Chávez rieletto presidente del Venezuela.
54,4% contro il 44,3% del candidato del FMI – Votanti 80,1%
A nulla è servito il lancio solitario dell’ABC di Madrid che -molte ore prima dell’annuncio del risultato ufficiale – aveva sparato che il rampante magnate della hight di Caracas stava vincendo con il 51,3% contro un 48,06 di Chávez. L’avevamo anticipato (qui), ma ai mestatori non è riuscito di provocare tumulti e teppismo giovanile da sfruttare poi contro il detestato “dittatore”. Una affluenza di elettori massiccia 80,1%, senza precedenti in Venezuela, contrasta con il crescente astensionismo e disaffezione esistente in Europa e USA
e conferisce una legittimità inquestionabile alla nuova istituzionalità bolivariana. Chávez è confermato presidente con un consenso sociale d’una ampiezza inarrivabile per la quasi totalità dei suoi colleghi stranieri.
I più di diecimila giornalisti internazionali arrivati a Caracas -più numerosi di quelli che seguirono le Olimpiadi di Londra- per scrutare tra le pieghe e nella penombra, testimoniano dell’importanza geostrategica raggiunta dal Venezuela bolivariano e le implicazioni derivanti dalla rotta che dovevano tracciare gli elettori. Han mostrato il pollice verso al cambio di rotta e a un timoniere fondomonetarista, ostile al welfare, sionista e nemico del blocco sudamericano. Esce riconfermata la continuità, cioè la crescita con redistribuzione sociale, la sovranità come condizione basilare dell’equità, e la difesa a testuggine dei beni strategici come patrimonio collettivo, costituzionale e inalienabile.
Chávez è vittorioso in una campagna in cui hanno partecipato anche gli insidiosi poteri esterni. Esce sconfitto non solo il familio dell’ingorda -ma miope- oligarchia interna. E’ stata ancora una volta sbarrata la strada “ai mercati”, alle elites globaliste occidentali con la bava alla bocca, impazienti di controllare la maggiore riserva di idrocarburi del mondo. E’ una lezione ai loro guardaspalle mediatici, ai maggiordomi politici, alla nebulosa di organismi sovvenzionati dai vari Soros, fondazioni europee e dalle partite segrete degli USA. Dovranno aspettare sei anni, perchè il popolo venezuelano ha dato una lezione morale a tutti costoro, svelandone la natura mercenaria e la faccia di bronzo.

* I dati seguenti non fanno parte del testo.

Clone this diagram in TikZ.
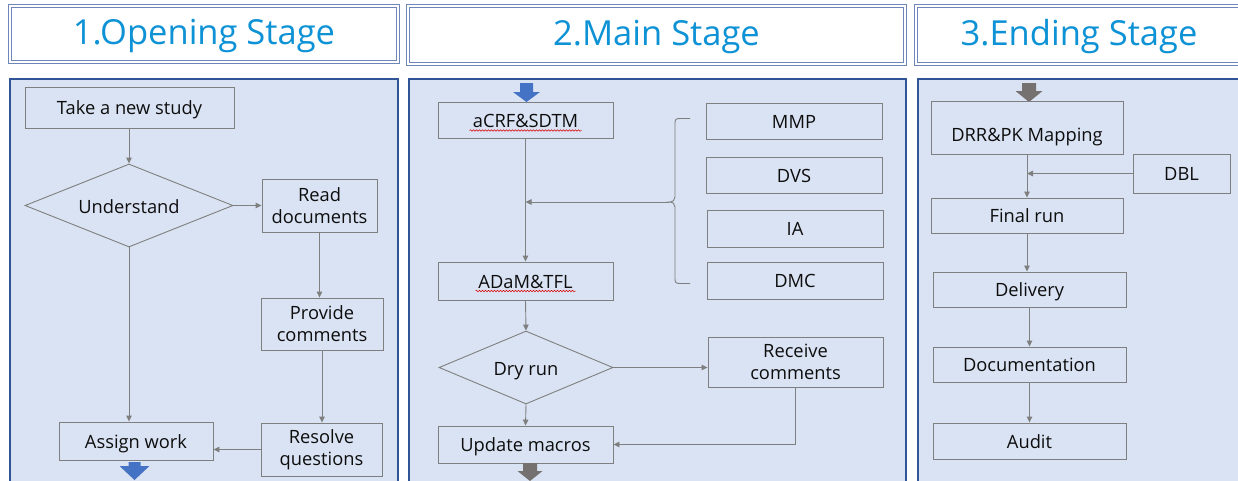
\documentclass[tikz,border=0pt]{standalone}
\usepackage{fontspec}
\setmainfont{Open Sans}
\usetikzlibrary{shapes.geometric,arrows.meta,decorations.pathmorphing,calc}
\definecolor{panelfill}{HTML}{DAE3F3}
\definecolor{panelline}{HTML}{2F5597}
\definecolor{titleline}{HTML}{6F86B8}
\definecolor{titletext}{HTML}{0E92D6}
\definecolor{boxline}{HTML}{7F7F7F}
\definecolor{conn}{HTML}{7F7F7F}
\definecolor{bluearrow}{HTML}{4472C4}
\definecolor{greyarrow}{HTML}{767171}
\definecolor{txt}{HTML}{0D0D0D}
\newcommand\downblock[7]{% x, ytop, yhead, ytip, stemhalf, headhalf, colour
  \fill[#7] ({#1-#5},#2) -- ({#1+#5},#2) -- ({#1+#5},#3) -- ({#1+#6},#3) -- (#1,#4)
    -- ({#1-#6},#3) -- ({#1-#5},#3) -- cycle;}
\begin{document}
\begin{tikzpicture}[x=1pt,y=-1pt,
  titlebox/.style={draw=titleline, double=white, double distance=1.6pt, line width=1.3pt,
    fill=white, inner sep=0, font=\fontsize{34.5}{38}\selectfont, text=titletext,
    text height=29pt, text depth=8.3pt},
  panel/.style={draw=panelline, line width=1.8pt, fill=panelfill},
  proc/.style={draw=boxline, line width=0.9pt, inner sep=0, align=center,
    font=\fontsize{18.3}{22}\selectfont, text=txt},
  single/.style={text height=19pt, text depth=4.5pt},
  decision/.style={diamond, aspect=2.5, draw=boxline, line width=0.9pt, inner sep=0, align=center,
    font=\fontsize{18.3}{22}\selectfont, text=txt, text height=19.5pt, text depth=4.5pt},
  flow/.style={draw=conn, line width=0.9pt, -{Triangle[length=6pt,width=5.5pt]}},
  plainline/.style={draw=conn, line width=0.9pt},
  wavy/.style={draw=red!85!black, line width=0.5pt, decorate,
    decoration={snake, amplitude=0.8pt, segment length=3pt}},
]
\clip (0,0) rectangle (1238,480);
\fill[white] (0,0) rectangle (1238,480);

% titles
\node[titlebox, minimum width=388pt, minimum height=56pt] (t1) at (204,34) {1.Opening Stage};
\node[titlebox, minimum width=497pt, minimum height=58pt] (t2) at (656.5,35) {2.Main Stage};
\node[titlebox, minimum width=326pt, minimum height=58pt] (t3) at (1079,35) {3.Ending Stage};

% panels
\draw[panel] (10,79) rectangle (398,495);
\draw[panel] (409,79) rectangle (906,495);
\draw[panel] (918,79) rectangle (1255,495);

% ---------- Stage 1 ----------
\node[proc, single, minimum width=209pt, minimum height=41pt] (take) at (129.5,107.5) {Take a new study};
\node[decision, minimum width=208pt, minimum height=83pt] (und) at (129,205.5) {Understand};
\node[proc, minimum width=115pt, minimum height=53pt] (read) at (319.5,205.5) {Read\\documents};
\node[proc, minimum width=122pt, minimum height=52pt] (prov) at (322,324) {Provide\\comments};
\node[proc, minimum width=121pt, minimum height=53pt] (res) at (321.5,449.5) {Resolve\\questions};
\node[proc, single, minimum width=154pt, minimum height=38pt] (assign) at (136,441) {Assign work};

\draw[flow] (take.south -| und.north) -- (und.north);
\draw[flow] (und.east) -- (read.west);
\draw[flow] (read.south) -- (read.south |- prov.north);
\draw[flow] (prov.south) -- (prov.south |- res.north);
\draw[flow] (res.west) -- (res.west -| assign.east);
\draw[flow] (und.south) -- (und.south |- assign.north);
\downblock{134.5}{462}{466}{480}{6}{15}{bluearrow}

% ---------- Stage 2 ----------
\downblock{526.5}{83}{92}{102}{6.5}{13.5}{bluearrow}
\node[proc, single, minimum width=175pt, minimum height=36pt] (acrf) at (525.5,120) {aCRF\&SDTM};
\node[proc, single, minimum width=175pt, minimum height=38pt] (adam) at (525.5,281) {ADaM\&TFL};
\node[proc, single, minimum width=176pt, minimum height=36pt] (mmp) at (794,121) {MMP};
\node[proc, single, minimum width=176pt, minimum height=36pt] (dvs) at (794,175) {DVS};
\node[proc, single, minimum width=176pt, minimum height=37pt] (ia) at (795,228.5) {IA};
\node[proc, single, minimum width=176pt, minimum height=37pt] (dmc) at (795,280.5) {DMC};
\node[decision, minimum width=174pt, minimum height=73pt] (dry) at (526,367.5) {Dry run};
\node[proc, minimum width=175pt, minimum height=50pt] (recv) at (795.5,362) {Receive\\comments};
\node[proc, single, minimum width=175pt, minimum height=37pt] (upd) at (525.5,444.5) {Update macros};

\draw[wavy] ($(acrf.center)+(-56,10.5)$) -- ($(acrf.center)+(56,10.5)$);
\draw[wavy] ($(adam.center)+(-50,10)$) -- ($(adam.center)+(50,10)$);

\draw[flow] (acrf.south) -- (adam.north);
% brace
\draw[plainline] (690,118.5) -- (680,118.5) .. controls (676,118.5) and (675,119.5) .. (675,123)
  -- (675,197) .. controls (675,200) and (673,202) .. (669,202)
  .. controls (673,202) and (675,204) .. (675,207)
  -- (675,279) .. controls (675,282.5) and (676,283.5) .. (680,283.5) -- (690,283.5);
\coordinate (bracetip) at (669,202);
\draw[flow] (bracetip) -- (bracetip -| acrf.south);

\draw[flow] (adam.south) -- (dry.north);
\draw[flow] (dry.east) -- (dry.east -| recv.west);
\draw[flow] (dry.south) -- (upd.north);
\draw[flow] (recv.south) |- (upd.east);
\downblock{530}{463}{471}{481}{7}{12.5}{greyarrow}

% ---------- Stage 3 ----------
\downblock{1029}{83}{91}{102}{7}{13.5}{greyarrow}
\node[proc, minimum width=192pt, minimum height=53pt, text height=33pt, text depth=4.5pt] (drr) at (1027,127.5) {DRR\&PK Mapping};
\node[proc, single, minimum width=97pt, minimum height=39pt] (dbl) at (1181.5,173.5) {DBL};
\node[proc, single, minimum width=192pt, minimum height=35pt] (final) at (1027,215.5) {Final run};
\node[proc, single, minimum width=193pt, minimum height=35pt] (deliv) at (1029.5,289.5) {Delivery};
\node[proc, single, minimum width=193pt, minimum height=35pt] (docu) at (1029.5,364.5) {Documentation};
\node[proc, single, minimum width=193pt, minimum height=36pt] (audit) at (1029.5,441) {Audit};

\draw[flow] (drr.south) -- (final.north);
\draw[flow] (dbl.west) -- (dbl.west -| drr.south);
\draw[flow] (final.south) -- (final.south |- deliv.north);
\draw[flow] (deliv.south) -- (docu.north);
\draw[flow] (docu.south) -- (audit.north);
\end{tikzpicture}
\end{document}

Potranno criticare l’istituzionalità del Venezuela e del suo presidente, solo dopo che i cittadini spagnoli, britannici, olandesi, svedesi, danesi potranno votare quale re li governi.
Quando negli USA la campagna presidenziale non sarà più una caccia grossa ai finanziamenti dei colossi imprenditoriali o finanziari, dove vince chi raccatta di più, in una elezione di secondo grado. I venezuelani hanno dimostrato che c’è un’alternativa al neoliberismo ed è percorribile e vantaggiosa, e che il neo-golpismo finanziario che flagella l’Europa non è una calamità biblica, ma delirio di potenza dell’1%.